Don’t let the sleepy vibe of Freestone and Occidental fool you. You can still stay plenty busy while you are visiting. Adventurous types will want to check out Sonoma Zipline Adventures . These guided eco-adventures feature zip lines, sky bridges, and rappels for panoramic forest views and unparalleled immersion in the beauty of California’s Coastal Redwoods.
For some lower-key exploration, head to Western Hills Garden, just off Bohemian Highway in Occidental. Described by the New York Times as “The Tiffany’s of Plants,” Western Hills Garden is open for public tours on Tuesdays and Thursdays by appointment. Bring lunch, your dog, and the kids and dine al fresco in the picnic area or outdoor event space.
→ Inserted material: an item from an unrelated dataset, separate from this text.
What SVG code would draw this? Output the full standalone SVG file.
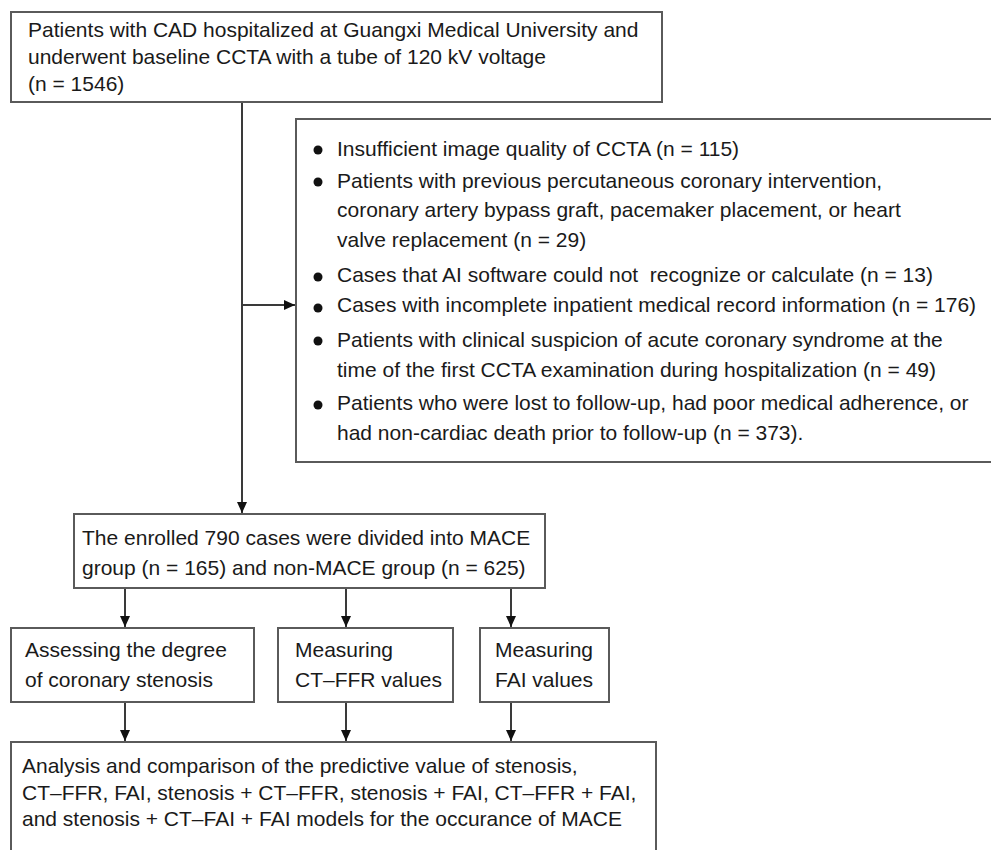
<svg xmlns="http://www.w3.org/2000/svg" width="991" height="850" viewBox="0 0 991 850">
<style>
text{font-family:"Liberation Sans",Arial,sans-serif;font-size:21px;fill:#1a1a1a;white-space:pre}
.box{fill:#fff;stroke:#5a5a5a;stroke-width:2}
.ln{stroke:#3a3a3a;stroke-width:2;fill:none}
.dot{fill:#111}
</style>
<defs>
<marker id="ah" markerUnits="userSpaceOnUse" markerWidth="12" markerHeight="10" refX="11" refY="5" orient="auto">
<path d="M0,0 L11,5 L0,10 z" fill="#111"/>
</marker>
</defs>
<rect width="991" height="850" fill="#fff"/>
<g id="connectors">
<line class="ln" x1="242" y1="102" x2="242" y2="513" marker-end="url(#ah)"/>
<line class="ln" x1="242" y1="305" x2="295" y2="305" marker-end="url(#ah)"/>
<line class="ln" x1="125" y1="588" x2="125" y2="627" marker-end="url(#ah)"/>
<line class="ln" x1="346" y1="588" x2="346" y2="627" marker-end="url(#ah)"/>
<line class="ln" x1="511" y1="588" x2="511" y2="627" marker-end="url(#ah)"/>
<line class="ln" x1="125" y1="702" x2="125" y2="741" marker-end="url(#ah)"/>
<line class="ln" x1="346" y1="702" x2="346" y2="741" marker-end="url(#ah)"/>
<line class="ln" x1="511" y1="702" x2="511" y2="741" marker-end="url(#ah)"/>
</g>
<g id="node-patients">
<rect class="box" x="11" y="12" width="651" height="90"/>
<text x="28" y="37">Patients with CAD hospitalized at Guangxi Medical University and</text>
<text x="28" y="64">underwent baseline CCTA with a tube of 120 kV voltage</text>
<text x="28" y="91">(n = 1546)</text>
</g>
<g id="node-excluded">
<rect class="box" x="296" y="119" width="710" height="343"/>
<circle class="dot" cx="318" cy="150" r="4.5"/>
<text x="337" y="156">Insufficient image quality of CCTA (n = 115)</text>
<circle class="dot" cx="318" cy="182" r="4.5"/>
<text x="337" y="188">Patients with previous percutaneous coronary intervention,</text>
<text x="337" y="217">coronary artery bypass graft, pacemaker placement, or heart</text>
<text x="337" y="247">valve replacement (n = 29)</text>
<circle class="dot" cx="318" cy="277" r="4.5"/>
<text x="337" y="282">Cases that AI software could not  recognize or calculate (n = 13)</text>
<circle class="dot" cx="318" cy="308" r="4.5"/>
<text x="337" y="312">Cases with incomplete inpatient medical record information (n = 176)</text>
<circle class="dot" cx="318" cy="341" r="4.5"/>
<text x="337" y="347">Patients with clinical suspicion of acute coronary syndrome at the</text>
<text x="337" y="377">time of the first CCTA examination during hospitalization (n = 49)</text>
<circle class="dot" cx="318" cy="405" r="4.5"/>
<text x="337" y="410">Patients who were lost to follow-up, had poor medical adherence, or</text>
<text x="337" y="440">had non-cardiac death prior to follow-up (n = 373).</text>
</g>
<g id="node-enrolled">
<rect class="box" x="74" y="514" width="471" height="74"/>
<text x="82" y="545">The enrolled 790 cases were divided into MACE</text>
<text x="82" y="575">group (n = 165) and non-MACE group (n = 625)</text>
</g>
<g id="node-stenosis">
<rect class="box" x="11" y="628" width="243" height="74"/>
<text x="25" y="657">Assessing the degree</text>
<text x="25" y="687">of coronary stenosis</text>
</g>
<g id="node-ctffr">
<rect class="box" x="278" y="628" width="175" height="74"/>
<text x="295" y="657">Measuring</text>
<text x="295" y="687">CT–FFR values</text>
</g>
<g id="node-fai">
<rect class="box" x="480" y="628" width="129" height="74"/>
<text x="495" y="657">Measuring</text>
<text x="495" y="687">FAI values</text>
</g>
<g id="node-analysis">
<rect class="box" x="11" y="742" width="645" height="130"/>
<text x="22" y="773">Analysis and comparison of the predictive value of stenosis,</text>
<text x="22" y="800">CT–FFR, FAI, stenosis + CT–FFR, stenosis + FAI, CT–FFR + FAI,</text>
<text x="22" y="826">and stenosis + CT–FAI + FAI models for the occurance of MACE</text>
</g>
</svg>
The lush garden, nestled among the Redwoods, even offers scavenger hunts for the little ones.
For the ultimate in Wine Country relaxation, book a treatment, such as the signature Cedar-Enzyme Bath, at Osmosis Day Spa Sanctuary in Freestone. Don’t forget to check out their award-winning Japanese gardens for some self-care and reflection.
During your stay, be sure to also visit Hand Goods in Occidental to browse through the handcrafted goods, artisan jewelry, and works produced by local artists and authors for a unique gift or memento from your trip.
No trip to Sonoma County would be complete without a little wine tasting, so make sure to leave some time for sipping. While the region is home to some of Northern California’s most celebrated vineyards, many of these are not open for tours and tastings. There is nevertheless a small handful of wineries open to the public.
Furthermore Wines, just north of Sebastopol, offers a selection of limited-release wines made primarily from pinot noir. Owners Bob Zeches and Chad Richard are deeply passionate about the exploration of how pinot noir expresses itself throughout the different macro- and microclimates of California, a love that shows in their lineup of wines — available for tasting daily.
Stop in to the tasting room at Bohème Wines in Occidental, named after the Bohemian Highway that winds through the Redwoods, vineyards, and farms of the Sonoma Coast. Here, you will sip estate-grown, small production wines made primarily from pinot noir, chardonnay, and zinfandel, crafted at the hands of owner/winemaker Kurt Beitler.
For a mere $5, you can belly up to the tasting bar at the family-owned and operated Occidental Road Cellars and sip chardonnay, pinot noir, zinfandel, and syrah grown from lands farmed by the family for four generations.
In Freestone, book an appointment at the small, family-owned Freeman Vineyard & Winery. Believing that California is as capable of producing wines as noteworthy as those from another of their favorite regions — Burgundy — owners Ken and Akiko Freeman set out to produce world-class, cool-climate pinot noir and chardonnay in Western Sonoma County. Tastings are $30 and limited to groups of six or less. They include a tour of the winery as well as the adjacent Gloria Vineyard, Freeman’s first estate vineyard property, and a tasting of small-lot chardonnay and pinot noir from the West Sonoma Coast and the Russian River Valley.